Each summer, hundreds of investing gurus and financial advisers come together in Chicago for a powwow known as the Morningstar Investing Conference. Here, they discuss hot topics in the investing world, have round-table chats on stocks, and plot strategies for the rest of the year. Thursday's agenda featured sessions on bargain-hunting, bonds, exchange-traded funds, and the psychology of investing. Here are a few highlights from top stock-pickers:
During the morning stock-pickers panel, Charles Pohl, chief investment officer of Dodge & Cox, said: "It's a really interesting time to be an investor in financials, especially if you have the ability to do a lot of due diligence and basic research.... Some of these companies are excellent franchises, and they're selling at very low valuations, so they represent really outstanding opportunities right now.
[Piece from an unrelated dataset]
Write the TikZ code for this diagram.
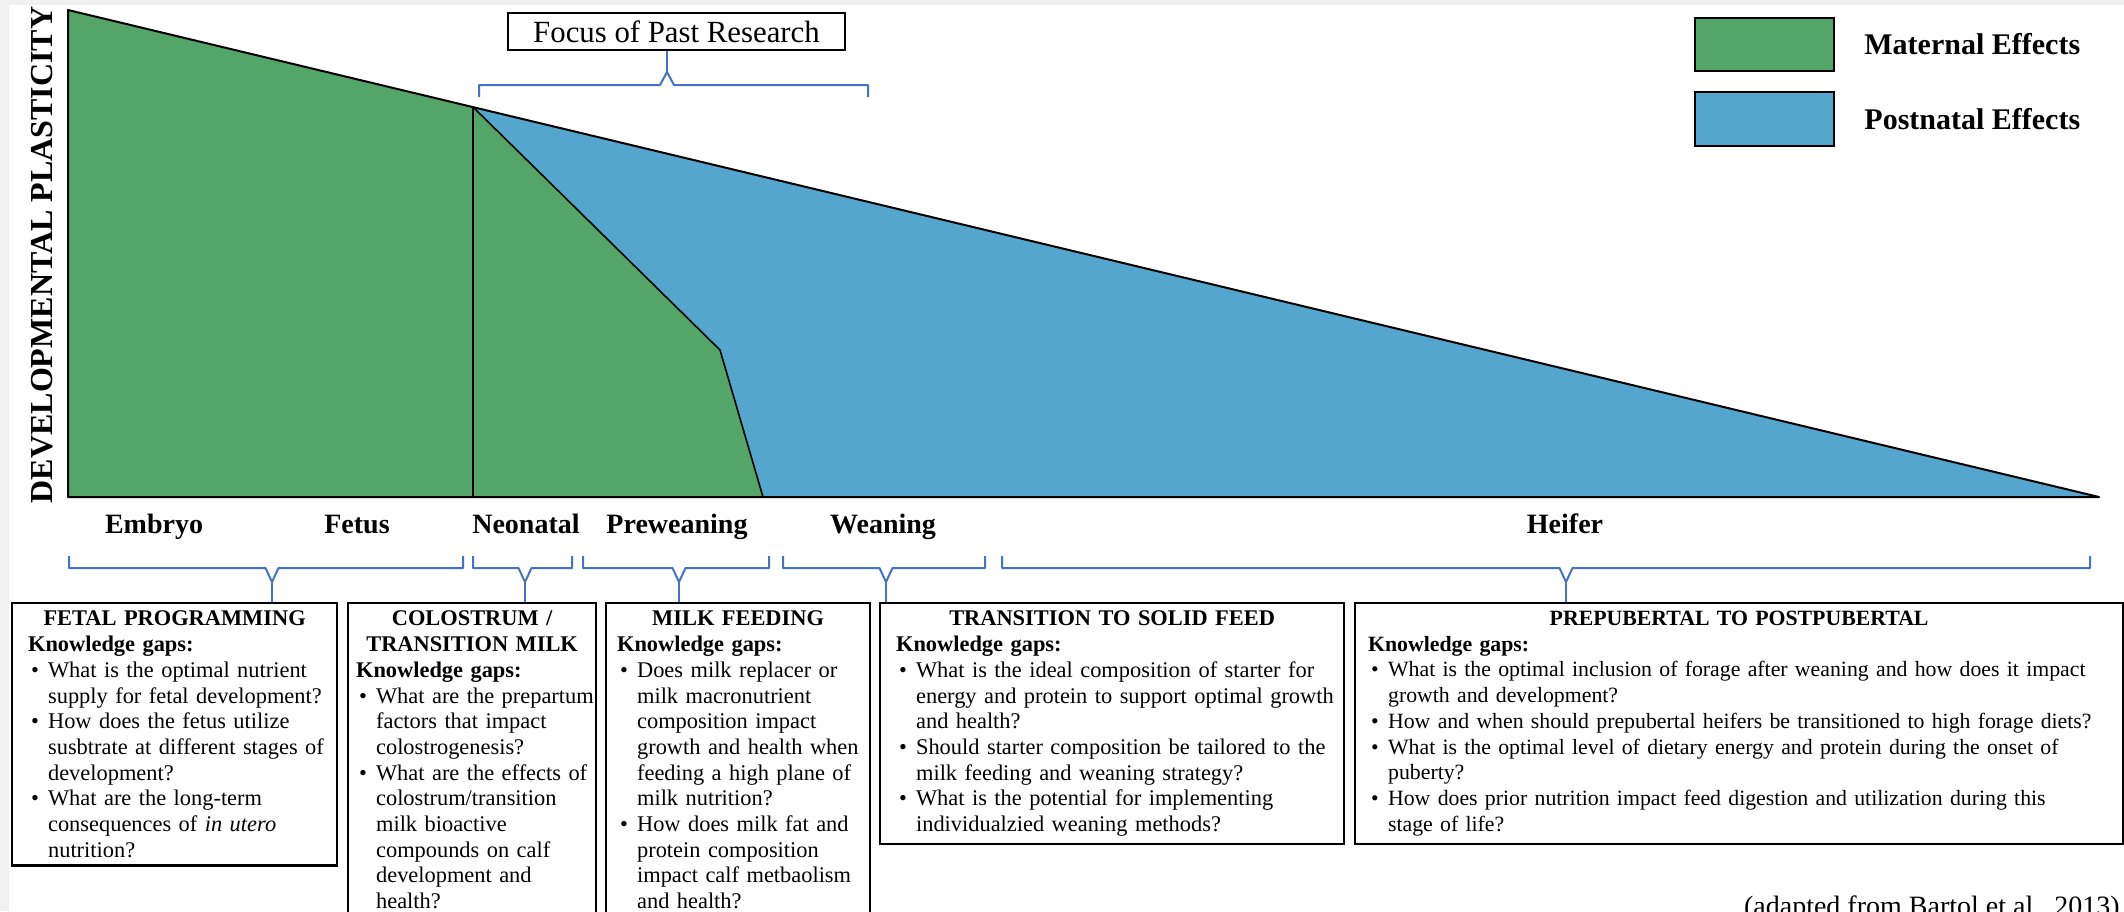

Now there are real problems out there, particularly in the residential real estate market, the home builders, etc., and there'll be more losses; we're not through it yet, and trying to identify who the long-term winners are, where the long-term values are, is potentially a really profitable activity right now."
Pohl says Dodge & Cox has lightened up on energy: "That's a reflection of the fact that the stocks there—and also in the natural resources area...are beginning to justify the valuation of very, very high commodity prices being sustained long in the future, and we think that's going to be a difficult proposition. In energy, we think you're starting to see significant demand destruction. We've seen this month China and India—both of which have subsidized fuel prices—reduce those subsidies substantially, so it's going to get more expensive for consumers there. In the U.S., ...people are starting to cut back on consumption, and once they start to do that—buy more fuel-efficient cars and the like—those cutbacks might end up getting embedded in their behaviors and permanently destroy a certain amount of demand."
In response to a question about industries to avoid, Bob Torray of the Torray Fund said he's leery of infrastructure, steel, and agriculture stocks on account of their close ties to China and India and their dramatic rise in price: "If something goes wrong, these things will drop like a rock.... They're extremely volatile, and, I believe, dominated by momentum players."
During a session on bargain hunting, value maven Bruce Berkowitz of the Fairholme Fund says he's beginning to transition from energy to "a place no one wants to go:" healthcare. "It's amazing...you have companies that 10 years ago...were selling between 40 and 50 times earnings...and now you have pharmaceutical companies, for example, that are under 10 times earnings, that have world-class operations, great balance sheets....and no one wants to touch them." Berkowitz says he's particularly interested in HMOs. "You pay a very low price for companies that are disliked. There's a huge margin of safety building in the healthcare area right now."